Between record-setting temperatures, shrinking snowpack, rampant wildfires, and acidifying waters, the threats of carbon pollution have become increasingly conspicuous since 2008, when the Washington State Legislature set targets for reducing greenhouse gas emissions. The goal was to return to 1990 levels by 2020, and then to cut those 1990 levels in half by 2050.
Since then, however, little has been done to make those targets a reality. Until now.
On Thursday, the Washington Department of Ecology unveiled the state’s first initiative to cap and reduce the carbon pollution that contributes to global climate change. The Clean Air Rule, which goes into effect Oct. 17, will initially apply to 24 businesses that each produce at least 100,000 metric tons of carbon each year, including all five oil refineries in Washington, as well as power plants, fuel distributors and other industries. Collectively, they account for two-thirds of all the carbon pollution produced in the state.

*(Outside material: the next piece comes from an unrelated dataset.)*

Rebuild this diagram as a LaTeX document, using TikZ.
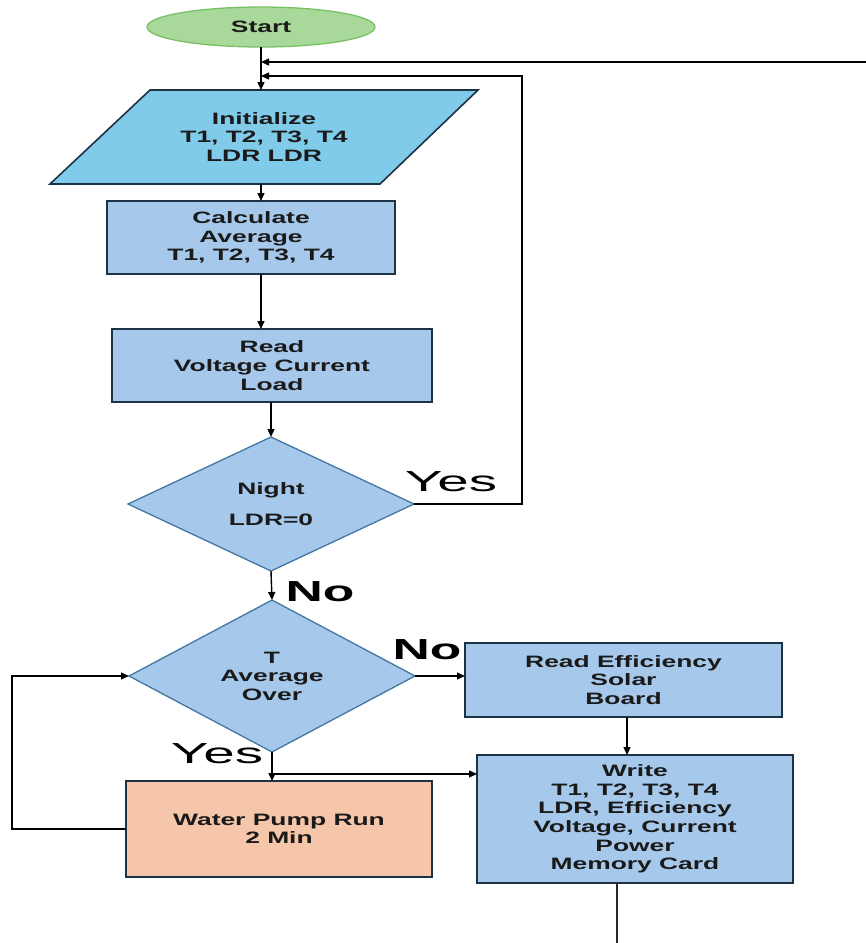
\documentclass[tikz,border=0pt]{standalone}
\usepackage{fontspec}
\setmainfont{Liberation Sans}
\newfontfamily\nodefont[FakeStretch=1.6]{Liberation Sans}
\newfontfamily\labfont[FakeStretch=1.95]{Liberation Sans}
\newfontfamily\labbfont[FakeStretch=1.78]{Liberation Sans}
\usetikzlibrary{shapes.geometric,arrows.meta,calc}
\definecolor{boxfill}{HTML}{A6C9EB}
\definecolor{boxline}{HTML}{1E3246}
\definecolor{initfill}{HTML}{80CBEA}
\definecolor{diafill}{HTML}{A6C9EB}
\definecolor{dialine}{HTML}{44779F}
\definecolor{startfill}{HTML}{A9D89B}
\definecolor{startline}{HTML}{78C063}
\definecolor{pumpfill}{HTML}{F5C6A9}
\definecolor{txtcol}{HTML}{1A1A1A}
\begin{document}
\begin{tikzpicture}[x=1pt,y=-1pt,
  txt/.style={font=\nodefont\bfseries\fontsize{16.5}{18.6}\selectfont, align=center, text=txtcol, inner sep=0pt, outer sep=0pt},
  procbox/.style={txt, rectangle, draw=boxline, line width=1.6pt, fill=boxfill},
  decbox/.style={txt, diamond, draw=dialine, line width=1.3pt, fill=diafill},
  startnode/.style={txt, ellipse, draw=startline, line width=1.3pt, fill=startfill},
  pumpbox/.style={procbox, fill=pumpfill},
  arr/.style={draw=black, line width=1.4pt, -{Triangle[length=8pt,width=7pt]}},
  plain/.style={draw=black!85, line width=1.5pt},
  lab/.style={font=\labfont\fontsize{29}{32}\selectfont, text=black, inner sep=0pt},
  labb/.style={font=\labbfont\bfseries\fontsize{29}{32}\selectfont, text=black, inner sep=0pt}]
\useasboundingbox (0,0) rectangle (866,943);

% nodes
\node[startnode, minimum width=228pt, minimum height=40pt] (start) at (261,27) {Start};
\path[draw=boxline, fill=initfill, line width=1.6pt] (150,90) -- (478,90) -- (380,184) -- (50,184) -- cycle;
\node[txt, minimum width=330pt, minimum height=94pt] (init) at (264,137) {Initialize\\T1, T2, T3, T4\\LDR LDR};
\node[procbox, minimum width=288pt, minimum height=73pt] (calc) at (251,237.5) {Calculate\\Average\\T1, T2, T3, T4};
\node[procbox, minimum width=320pt, minimum height=73pt] (read) at (272,365.5) {Read\\Voltage Current\\Load};
\node[decbox, minimum width=286pt, minimum height=134pt] (night) at (271,504) {Night\\[13pt]LDR=0};
\node[decbox, minimum width=286pt, minimum height=135pt] (avg) at (272,676) {T\\Average\\Over};
\node[procbox, minimum width=317pt, minimum height=74pt] (eff) at (623.5,680) {Read Efficiency\\Solar\\Board};
\node[procbox, minimum width=316pt, minimum height=128pt] (write) at (635,819) {Write\\T1, T2, T3, T4\\LDR, Efficiency\\Voltage, Current\\Power\\Memory Card};
\node[pumpbox, minimum width=306pt, minimum height=96pt] (pump) at (279,829) {Water Pump Run\\2 Min};

% labels
\node[lab, anchor=base] (yes1) at (451,491) {Yes};
\node[labb, anchor=base] (no1) at (320,601) {No};
\node[labb, anchor=base] (no2) at (427,659) {No};
\node[lab, anchor=base] (yes2) at (217,763) {Yes};

% coordinates
\coordinate (loopin) at (866,62);
\coordinate (yesturn) at (522,76);
\coordinate (lp) at (12,834);
\coordinate (bot) at (617,943);
\coordinate (ybr) at ($(avg.south)+(0,22)$);

% connectors
\draw[arr] (start.south) -- (start.south |- init.north);
\draw[arr] (loopin) -- (loopin -| start.south);
\draw[arr] (night.east) -- (night.east -| yesturn) -- (yesturn) -- (yesturn -| start.south);
\draw[arr] (init.south -| start.south) -- (start.south |- calc.north);
\draw[arr] (start.south |- calc.south) -- (start.south |- read.north);
\draw[arr] (read.south -| night.north) -- (night.north);
\draw[arr] (night.south) -- (avg.north);
\draw[arr] (avg.east) -- (avg.east -| eff.west);
\draw[arr] ([xshift=3.5pt]eff.south) -- ([xshift=3.5pt]eff.south |- write.north);
\draw[arr] (avg.south) -- (avg.south |- pump.north);
\draw[arr] (ybr) -- (ybr -| write.west);
\draw[arr] (pump.west) -- (pump.west -| lp) -- (lp |- avg.west) -- (avg.west);
\draw[plain] (write.south -| bot) -- (bot);
\end{tikzpicture}
\end{document}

“In short, the Clean Air Rule sets up a cap on carbon pollution in Washington and slowly reduces that cap over time,” Ecology Director Maia Bellon explained at a press conference held on the Seattle waterfront Thursday afternoon.
The measure, which operates under the state’s Clean Air Act, will require the targeted businesses to reduce their carbon emissions by an average of 1.7 percent each year. Companies have three ways to comply: by reducing their own emissions; by developing projects that will reduce carbon pollution via other means, such as energy efficiency programs or electric vehicle charging stations; or by buying "carbon credits," either from other companies that have reduced their emissions or via approved carbon markets.
Gov. Jay Inslee originally proposed a “cap and trade” program like the one that took effect in California in early 2012, but the idea stalled in the Legislature. That’s why he decided to work under the Clean Air Act, instead. While the Clean Air Rule puts a cap on carbon, it does not put a price on it or charge a fee for carbon emissions. Unlike in California, where the state manages a carbon market system, Washington businesses will have to work amongst themselves to trade, buy and sell.
“We’re using our existing authority, our existing tools, and we thought creatively to come up with a system that we think gets us robust emission reductions,” said Sarah Rees, Ecology’s special assistant on climate change policy.
The Clean Air Act gives Ecology the power to fine companies that violate the new rule up to $10,000 a day. Bellon says the department will reserve such actions for egregious infringements, however, and instead hopes to work with companies that have difficulty complying to chart a path forward.
King County Executive Dow Constantine says the rule is a good start. “Gov. Inslee’s Clean Air Rule helps fulfill our state’s climate goals using existing regulatory tools,” Constantine said in a statement. “Now the Legislature needs to develop more comprehensive, market-based solutions that drive investment in Washington State’s clean energy economy.”
Critics argue, however, that using the 50-year-old Clean Air Act to limit carbon pollution steps beyond the law's intentions, and stretches the limits of executive power. “After failing to win support in the Legislature for a California-style cap-and-trade plan, Gov. Inslee is now side-stepping the legislative process by implementing this rule administratively, which we believe is a case of regulatory over-reach,” Kris Johnson, president of the Association of Washington Business, said in a statement. He also warned that the regulation will bring higher energy costs to consumers.
Bellon argues that carbon is a pollutant and she is “very confident that we have the authority to regulate pollution in the state of Washington.”
Ecology estimates that costs to consumers will be minimal. “Using worst case-scenario assumptions … electricity prices would go up in 2020 by about $16 a year per household,” said Stu Clark, Ecology’s air quality program manager.
The Clean Air Rule isn’t the only piece of climate policy under discussion. In November, Washington voters will decide on Initiative 732, which would put a tax on fossil fuels used and sold in the state. Polls show that as a tight race, however, meaning that at this point, the Clean Air Rule presents the only significant way for Washington to make progress toward the goals set in 2008.
“Right now, 732 isn’t on the books,” Rees said. “In the event it would pass, we would evaluate where we are in the rule. Theoretically our rule could continue in parallel, but I think we would want to take a look to see how it would interact and what would make sense for Washington State in terms of impacts on folks and getting emissions reductions.”
No one state’s actions will stop climate change, of course, and we’ve yet to see adequate legislation on the national or global levels. In fact, the political dynamics at play in Washington State are similar to the ones in the other Washington, not only in terms of the tensions between the legislative and executive branches, but also the controversy over the government's authority to regulate carbon as a pollutant.
And lacking aggressive action on a global scale, the Pacific Northwest is in for some significant warming. The University of Washington’s Climate Impact Group projects that temperatures in the Pacific Northwest will be almost 2 degrees higher by the 2020s compared to 1970-1999 averages. That means that the glaciers will continue to melt, our water supplies will continue to shrink, salmon will continue to struggle and agriculture will continue to be strained.
The Clean Air Rule won’t rule out the continued impacts of climate change, but, officials say, we have to start somewhere.